As I say, Wilson’s account of leadership helped to shape our own views.  Nowadays, we shy away from politicians like poor George H. W. Bush, who confessed he had a problem with “the vision thing.”  But it’s unclear whether our enthusiasm for visionary leaders has led to better public policy and sounder statesmanship. Competing visions of the future are so many idols of the imagination, in effect, competing promises of a better future, and a political system based more and more on such projections will find its appetites increasingly out of line with reality, not to mention dignity.  Need I mention that the U.S. has had 43 deficits in the past 48 years?

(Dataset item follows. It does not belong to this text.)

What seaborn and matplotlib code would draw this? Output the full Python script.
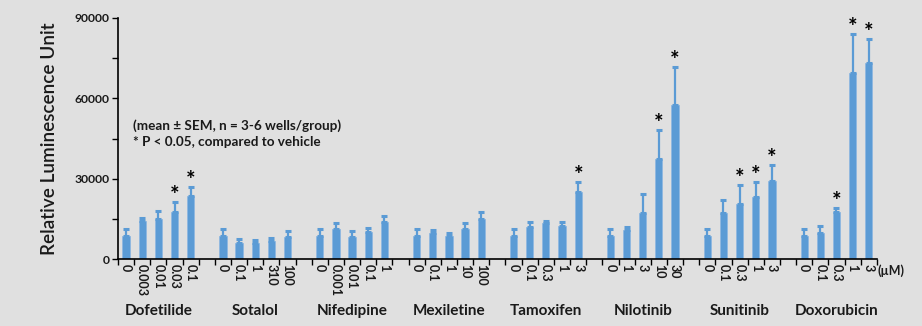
import numpy as np
import pandas as pd
import matplotlib
matplotlib.use("Agg")
import matplotlib.pyplot as plt
import seaborn as sns

drugs = ["Dofetilide", "Sotalol", "Nifedipine", "Mexiletine",
         "Tamoxifen", "Nilotinib", "Sunitinib", "Doxorubicin"]
doses = [["0", "0.003", "0.01", "0.03", "0.1"],
         ["0", "0.1", "1", "310", "100"],
         ["0", "0.001", "0.01", "0.1", "1"],
         ["0", "0.1", "1", "10", "100"],
         ["0", "0.1", "0.3", "1", "3"],
         ["0", "1", "3", "10", "30"],
         ["0", "0.1", "0.3", "1", "3"],
         ["0", "0.1", "0.3", "1", "3"]]
means = [[8700, 14400, 15000, 17600, 23700],
         [8700, 6000, 6000, 6750, 8250],
         [8700, 11250, 8400, 10250, 14000],
         [8700, 9850, 8700, 11250, 15100],
         [8700, 12000, 13600, 12400, 25000],
         [8700, 11100, 17250, 37350, 57400],
         [8700, 17250, 20750, 23100, 29100],
         [8850, 10000, 17750, 69500, 73100]]
sems = [[2650, 1200, 3000, 3800, 3150],
        [2650, 1500, 1250, 1100, 2250],
        [2650, 2500, 2100, 1400, 2100],
        [2750, 1250, 1150, 2250, 2650],
        [2750, 1850, 900, 1700, 3850],
        [2750, 1000, 7250, 10900, 14350],
        [2650, 5000, 6850, 5600, 6000],
        [2650, 2500, 1600, 14350, 9000]]
signif = [[0, 0, 0, 1, 1],
          [0, 0, 0, 0, 0],
          [0, 0, 0, 0, 0],
          [0, 0, 0, 0, 0],
          [0, 0, 0, 0, 1],
          [0, 0, 0, 1, 1],
          [0, 0, 1, 1, 1],
          [0, 0, 1, 1, 1]]

# build slot table (5 bars per drug + one empty slot between drugs)
rows = []
slot = 0
for gi, d in enumerate(drugs):
    for j in range(5):
        rows.append(dict(slot=slot, drug=d, dose=doses[gi][j], mean=means[gi][j],
                         sem=sems[gi][j], sig=signif[gi][j]))
        slot += 1
    if gi < len(drugs) - 1:
        rows.append(dict(slot=slot, drug="", dose="", mean=np.nan, sem=np.nan, sig=0))
        slot += 1
df = pd.DataFrame(rows)
nslots = len(df)

bg = "#E0E0E0"
blue = "#5B9BD5"
txt = "#1A1A1A"
sns.set_theme(style="white")
plt.rcParams["font.family"] = ["Lato", "DejaVu Sans"]
plt.rcParams["text.color"] = txt

fig = plt.figure(figsize=(9.22, 3.26), dpi=100, facecolor=bg)
ax = fig.add_axes([0.128, 0.204, 0.823, 0.741])
ax.set_facecolor(bg)

sns.barplot(data=df, x="slot", y="mean", order=list(range(nslots)),
            color=blue, saturation=1, width=0.45, ax=ax, errorbar=None,
            edgecolor="#8FB8E0", linewidth=0.6)

valid = df.dropna(subset=["mean"])
ax.errorbar(valid["slot"], valid["mean"],
            yerr=[np.zeros(len(valid)), valid["sem"]],
            fmt="none", ecolor=blue, elinewidth=1.6, capsize=2.5, capthick=2.2)

for _, r in valid.iterrows():
    if r["sig"]:
        ax.text(r["slot"], r["mean"] + r["sem"] - 1500, "*", ha="center",
                va="bottom", fontsize=16, fontweight="bold", color="black")

ax.set_xlim(-0.5, nslots - 0.5)
ax.set_ylim(0, 90000)

# y axis
ax.set_yticks([0, 30000, 60000, 90000])
ax.set_yticks([15000, 45000, 75000], minor=True)
ax.set_yticklabels(["0", "30000", "60000", "90000"], fontsize=8.7,
                   fontweight="bold", color=txt)
ax.tick_params(axis="y", which="both", direction="out", length=4, width=1,
               color="black", left=True, pad=2)
ax.set_ylabel("Relative Luminescence Unit", fontsize=13.6, labelpad=12,
              fontweight="semibold", color=txt)

# x axis: ticks between categories, labels at categories
ax.set_xticks(np.arange(-0.5, nslots, 1.0))
ax.set_xticklabels([])
ax.tick_params(axis="x", which="major", direction="out", length=4, width=1,
               color="black", bottom=True)
ax.set_xticks(np.arange(nslots), minor=True)
ax.set_xticklabels(df["dose"].tolist(), minor=True, rotation=270,
                   fontsize=9, fontweight="bold", ha="center", va="top", color=txt)
ax.tick_params(axis="x", which="minor", length=0, pad=3)
ax.set_xlabel("")

for s in ["top", "right"]:
    ax.spines[s].set_visible(False)
for s in ["left", "bottom"]:
    ax.spines[s].set_color("black")
    ax.spines[s].set_linewidth(1.2)

# drug group labels
for gi, d in enumerate(drugs):
    ax.text(gi * 6 + 2, -0.213, d, transform=ax.get_xaxis_transform(),
            ha="center", va="center", fontsize=11, fontweight="bold")

ax.text(nslots - 0.45, -0.045, "(\u00b5M)", transform=ax.get_xaxis_transform(),
        ha="left", va="center", fontsize=9, fontweight="bold")

ax.text(0.02, 0.52, "(mean \u00b1 SEM, n = 3-6 wells/group)\n* P < 0.05, compared to vehicle",
        transform=ax.transAxes, ha="left", va="center", fontsize=9.7,
        fontweight="bold", linespacing=1.45)

fig.savefig("out.png", dpi=100, facecolor=bg)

By keeping the leader close to his followers, Wilson hoped to tame the demagogic potential in leadership, but at the expense of some of the grandeur that made it attractive in the first place.  If the leader must commune with the people in order to determine where to lead them, who is leading whom, exactly?  Modern leadership – especially as the art of polling has become ubiquitous – often consists in telling voters, and perhaps even students, what they want to hear, reducing this supposedly charismatic gift to a scramble merely to stay in front, to be in the lead.  How then to tell “leaders in the making” from “leaders on the make”?  Happily, in the best cases, the desire to be “a leader” is merely the unlovely contemporary idiom for a healthy love of honor and natural attraction to excellence.  CMC can help you put these strivings into a larger, longer, and higher perspective.  For there is, or at least should be, no greater balm for such noble desires than the serious study of the liberal arts and of the excellent men and women, across the ages, who nailed their lives to the cross of thought or of action.